## THE PROBLEM
Extract the whole listing as it stands. Do not include the pictures.

Rows from a dataset of charts and code
______________________________

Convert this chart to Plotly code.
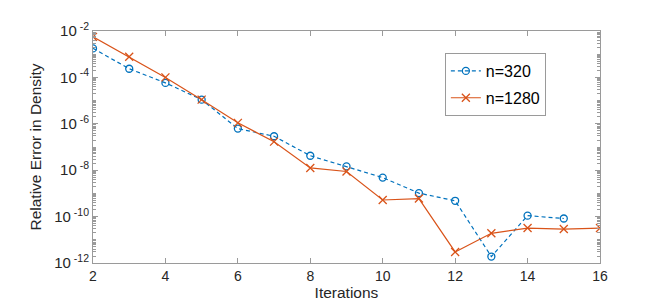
import plotly.graph_objects as go

iters_320 = [2, 3, 4, 5, 6, 7, 8, 9, 10, 11, 12, 13, 14, 15]
err_320 = [1.78e-3, 2.36e-4, 5.8e-5, 1.1e-5, 6.2e-7, 2.9e-7, 4.2e-8, 1.47e-8,
           4.8e-9, 1.03e-9, 4.8e-10, 1.9e-12, 1.1e-10, 8.3e-11]

iters_1280 = [2, 3, 4, 5, 6, 7, 8, 9, 10, 11, 12, 13, 14, 15, 16]
err_1280 = [5.6e-3, 7.7e-4, 1.0e-4, 1.1e-5, 1.1e-6, 1.7e-7, 1.25e-8, 8.8e-9,
            5.2e-10, 6.0e-10, 3.0e-12, 1.9e-11, 3.2e-11, 2.9e-11, 3.2e-11]

x_ticks = [2, 4, 6, 8, 10, 12, 14, 16]
y_tick_exps = [-2, -4, -6, -8, -10, -12]

blue = "#0072BD"
orange = "#D95319"
axis_col = "#9a9a9a"
text_col = "#262626"
font_family = "Liberation Sans, Arial, sans-serif"

fig = go.Figure()
fig.add_trace(go.Scatter(
    x=iters_320, y=err_320, name="n=320", mode="lines+markers", legendgroup="a",
    line=dict(color=blue, width=1.2, dash="4px,3px"),
    marker=dict(symbol="circle-open", size=7, color=blue, line=dict(width=1.3, color=blue)),
))
fig.add_trace(go.Scatter(
    x=iters_1280, y=err_1280, name="n=1280", mode="lines+markers", legendgroup="b",
    line=dict(color=orange, width=1.2),
    marker=dict(symbol="x-thin-open", size=8, color=orange, line=dict(width=1.3, color=orange)),
))

fig.update_layout(
    width=654, height=302,
    margin=dict(l=85, r=62, t=23, b=39),
    paper_bgcolor="white", plot_bgcolor="white",
    font=dict(family=font_family, size=14, color=text_col),
    showlegend=True,
    legend=dict(
        x=0.694, y=0.905, xanchor="left", yanchor="top",
        bordercolor=axis_col, borderwidth=1, bgcolor="white",
        font=dict(size=16, color="black"), itemwidth=30,
        tracegroupgap=3,
    ),
    xaxis=dict(
        range=[2, 16], tickvals=x_ticks, ticktext=[str(v) for v in x_ticks],
        showgrid=False, zeroline=False, showline=True, mirror="ticks",
        linecolor=axis_col, linewidth=1, ticks="inside", ticklen=5, tickcolor=axis_col,
        tickfont=dict(size=14, color=text_col),
        title=dict(text="Iterations", font=dict(size=15.5, color=text_col), standoff=3),
    ),
    yaxis=dict(
        type="log", range=[-12, -2],
        tickvals=[10.0 ** e for e in y_tick_exps],
        ticktext=["10<sup> %d</sup>" % e for e in y_tick_exps],
        showgrid=False, zeroline=False, showline=True, mirror="ticks",
        linecolor=axis_col, linewidth=1, ticks="inside", ticklen=5, tickcolor=axis_col,
        tickfont=dict(size=15, color=text_col),
        minor=dict(ticks="inside", ticklen=3, tickcolor=axis_col, dtick="D1", showgrid=False),
        title=dict(text="Relative Error in Density", font=dict(size=15.5, color=text_col), standoff=8),
    ),
)

fig.write_html("out.html")
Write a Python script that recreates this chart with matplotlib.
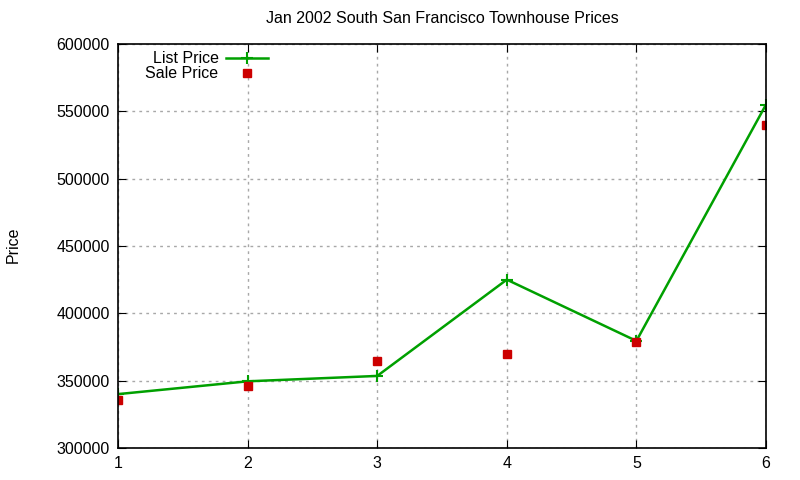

______________________________

## RESPONSE BELOW
Convert this chart to Plotly code.
import plotly.graph_objects as go

iters_320 = [2, 3, 4, 5, 6, 7, 8, 9, 10, 11, 12, 13, 14, 15]
err_320 = [1.78e-3, 2.36e-4, 5.8e-5, 1.1e-5, 6.2e-7, 2.9e-7, 4.2e-8, 1.47e-8,
           4.8e-9, 1.03e-9, 4.8e-10, 1.9e-12, 1.1e-10, 8.3e-11]

iters_1280 = [2, 3, 4, 5, 6, 7, 8, 9, 10, 11, 12, 13, 14, 15, 16]
err_1280 = [5.6e-3, 7.7e-4, 1.0e-4, 1.1e-5, 1.1e-6, 1.7e-7, 1.25e-8, 8.8e-9,
            5.2e-10, 6.0e-10, 3.0e-12, 1.9e-11, 3.2e-11, 2.9e-11, 3.2e-11]

x_ticks = [2, 4, 6, 8, 10, 12, 14, 16]
y_tick_exps = [-2, -4, -6, -8, -10, -12]

blue = "#0072BD"
orange = "#D95319"
axis_col = "#9a9a9a"
text_col = "#262626"
font_family = "Liberation Sans, Arial, sans-serif"

fig = go.Figure()
fig.add_trace(go.Scatter(
    x=iters_320, y=err_320, name="n=320", mode="lines+markers", legendgroup="a",
    line=dict(color=blue, width=1.2, dash="4px,3px"),
    marker=dict(symbol="circle-open", size=7, color=blue, line=dict(width=1.3, color=blue)),
))
fig.add_trace(go.Scatter(
    x=iters_1280, y=err_1280, name="n=1280", mode="lines+markers", legendgroup="b",
    line=dict(color=orange, width=1.2),
    marker=dict(symbol="x-thin-open", size=8, color=orange, line=dict(width=1.3, color=orange)),
))

fig.update_layout(
    width=654, height=302,
    margin=dict(l=85, r=62, t=23, b=39),
    paper_bgcolor="white", plot_bgcolor="white",
    font=dict(family=font_family, size=14, color=text_col),
    showlegend=True,
    legend=dict(
        x=0.694, y=0.905, xanchor="left", yanchor="top",
        bordercolor=axis_col, borderwidth=1, bgcolor="white",
        font=dict(size=16, color="black"), itemwidth=30,
        tracegroupgap=3,
    ),
    xaxis=dict(
        range=[2, 16], tickvals=x_ticks, ticktext=[str(v) for v in x_ticks],
        showgrid=False, zeroline=False, showline=True, mirror="ticks",
        linecolor=axis_col, linewidth=1, ticks="inside", ticklen=5, tickcolor=axis_col,
        tickfont=dict(size=14, color=text_col),
        title=dict(text="Iterations", font=dict(size=15.5, color=text_col), standoff=3),
    ),
    yaxis=dict(
        type="log", range=[-12, -2],
        tickvals=[10.0 ** e for e in y_tick_exps],
        ticktext=["10<sup> %d</sup>" % e for e in y_tick_exps],
        showgrid=False, zeroline=False, showline=True, mirror="ticks",
        linecolor=axis_col, linewidth=1, ticks="inside", ticklen=5, tickcolor=axis_col,
        tickfont=dict(size=15, color=text_col),
        minor=dict(ticks="inside", ticklen=3, tickcolor=axis_col, dtick="D1", showgrid=False),
        title=dict(text="Relative Error in Density", font=dict(size=15.5, color=text_col), standoff=8),
    ),
)

fig.write_html("out.html")
Write a Python script that recreates this chart with matplotlib.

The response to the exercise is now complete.